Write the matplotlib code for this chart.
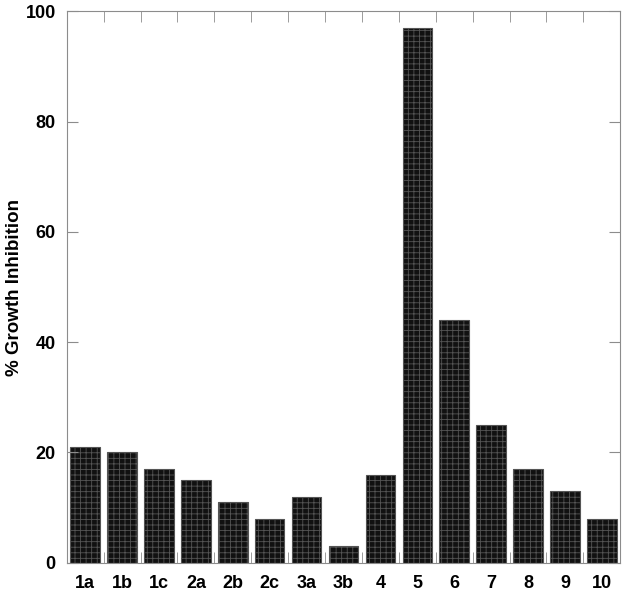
import matplotlib.pyplot as plt
import numpy as np

compounds = ["1a", "1b", "1c", "2a", "2b", "2c", "3a", "3b", "4", "5", "6", "7", "8", "9", "10"]
inhibition = [21, 20, 17, 15, 11, 8, 12, 3, 16, 97, 44, 25, 17, 13, 8]

plt.rcParams["font.family"] = ["Liberation Sans", "DejaVu Sans"]
plt.rcParams["hatch.color"] = "#7a7a7a"
plt.rcParams["hatch.linewidth"] = 0.6

fig = plt.figure(figsize=(6.24, 5.93), dpi=100)
ax = fig.add_axes([0.107, 0.051, 0.887, 0.930])

x = np.arange(len(compounds))
ax.bar(x, inhibition, width=0.8, color="#111111", edgecolor="#555555",
       linewidth=0.8, hatch="+++")

ax.set_xlim(-0.5, len(compounds) - 0.5)
ax.set_ylim(0, 100)
ax.set_yticks([0, 20, 40, 60, 80, 100])
ax.set_xticks(x)
ax.set_xticklabels(compounds, fontsize=13, fontweight="bold")
ax.set_xticks(np.arange(0.5, len(compounds) - 0.5), minor=True)
for lab in ax.get_yticklabels():
    lab.set_fontweight("bold")
    lab.set_fontsize(13)

ax.tick_params(axis="x", which="major", length=0, pad=9)
ax.tick_params(axis="x", which="minor", direction="in", length=8,
               top=True, bottom=True, color="#8c8c8c")
ax.tick_params(axis="y", direction="in", length=8, right=True,
               color="#8c8c8c", pad=8)

for s in ax.spines.values():
    s.set_color("#8c8c8c")

ax.set_ylabel("% Growth Inhibition", fontsize=13.5, fontweight="bold", labelpad=2)

fig.savefig("out.png", dpi=100)
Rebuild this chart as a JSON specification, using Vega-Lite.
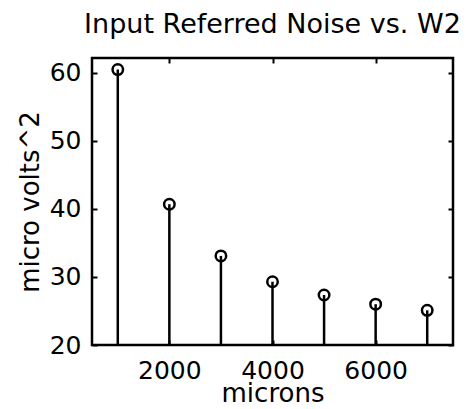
{
  "$schema": "https://vega.github.io/schema/vega-lite/v6.json",
  "autosize": {"type": "none"},
  "padding": {"left": 92, "top": 58, "right": 18, "bottom": 64},
  "width": 361,
  "height": 287,
  "background": "white",
  "title": {
    "text": "Input Referred Noise vs. W2",
    "font": "DejaVu Sans",
    "fontSize": 27,
    "fontWeight": "normal",
    "color": "black",
    "anchor": "middle",
    "offset": 18
  },
  "data": {
    "values": [
      {"width": 1000, "noise": 60.5},
      {"width": 2000, "noise": 40.7},
      {"width": 3000, "noise": 33.1},
      {"width": 4000, "noise": 29.3},
      {"width": 5000, "noise": 27.35},
      {"width": 6000, "noise": 26.0},
      {"width": 7000, "noise": 25.1}
    ]
  },
  "config": {
    "view": {"stroke": "black", "strokeWidth": 2.5},
    "axis": {
      "grid": false,
      "domain": false,
      "tickColor": "black",
      "tickWidth": 2,
      "tickSize": 5,
      "offset": -5,
      "labelFont": "DejaVu Sans",
      "labelFontSize": 25,
      "labelColor": "black",
      "titleFont": "DejaVu Sans",
      "titleFontSize": 26,
      "titleFontWeight": "normal",
      "titleColor": "black"
    }
  },
  "layer": [
    {
      "mark": {"type": "rule", "color": "black", "strokeWidth": 2.5},
      "encoding": {
        "x": {
          "field": "width",
          "type": "quantitative",
          "scale": {"domain": [500, 7500], "nice": false, "zero": false},
          "axis": {
            "orient": "bottom",
            "values": [2000, 4000, 6000],
            "format": "d",
            "title": "microns",
            "labelPadding": 13,
            "titlePadding": -3
          }
        },
        "y": {
          "field": "noise",
          "type": "quantitative",
          "scale": {"domain": [20, 62.2], "nice": false, "zero": false},
          "axis": {
            "orient": "left",
            "values": [20, 30, 40, 50, 60],
            "format": "d",
            "title": "micro volts^2",
            "labelPadding": 11,
            "titlePadding": 6
          }
        },
        "y2": {"datum": 20}
      }
    },
    {
      "mark": {
        "type": "point",
        "shape": "circle",
        "filled": false,
        "color": "black",
        "strokeWidth": 2.5,
        "size": 110,
        "opacity": 1
      },
      "encoding": {
        "x": {
          "field": "width",
          "type": "quantitative",
          "axis": {"orient": "top", "values": [2000, 4000, 6000], "labels": false, "title": null}
        },
        "y": {
          "field": "noise",
          "type": "quantitative",
          "axis": {"orient": "right", "values": [20, 30, 40, 50, 60], "labels": false, "title": null}
        }
      }
    }
  ],
  "resolve": {"axis": {"x": "independent", "y": "independent"}}
}
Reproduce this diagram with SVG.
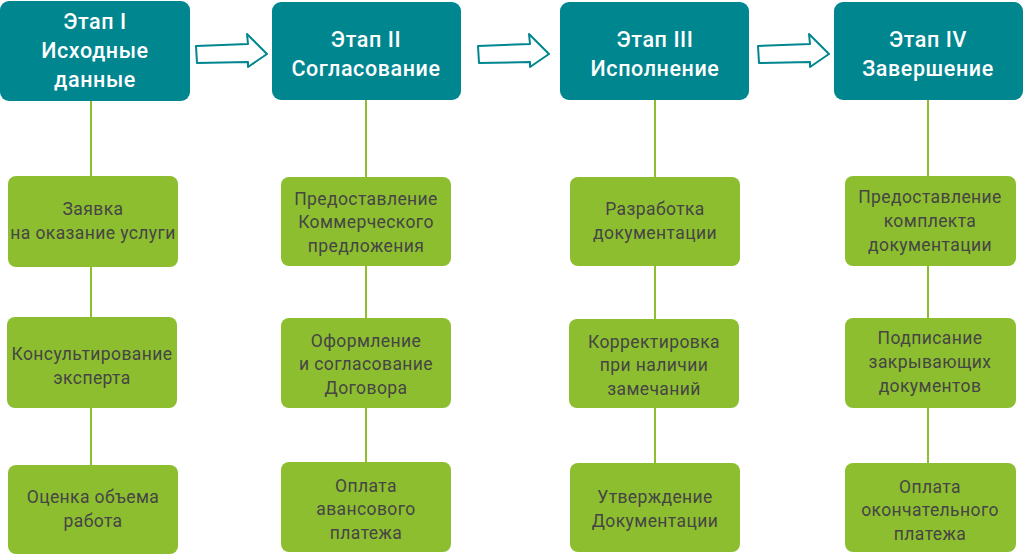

________________________

*Task details*. Everything from the first line of the listing above through the line that contains "25, 17, 13, 8]" is to be restated word for word, minus the pictures.

*Answer below*.
Write the matplotlib code for this chart.
import matplotlib.pyplot as plt
import numpy as np

compounds = ["1a", "1b", "1c", "2a", "2b", "2c", "3a", "3b", "4", "5", "6", "7", "8", "9", "10"]
inhibition = [21, 20, 17, 15, 11, 8, 12, 3, 16, 97, 44, 25, 17, 13, 8]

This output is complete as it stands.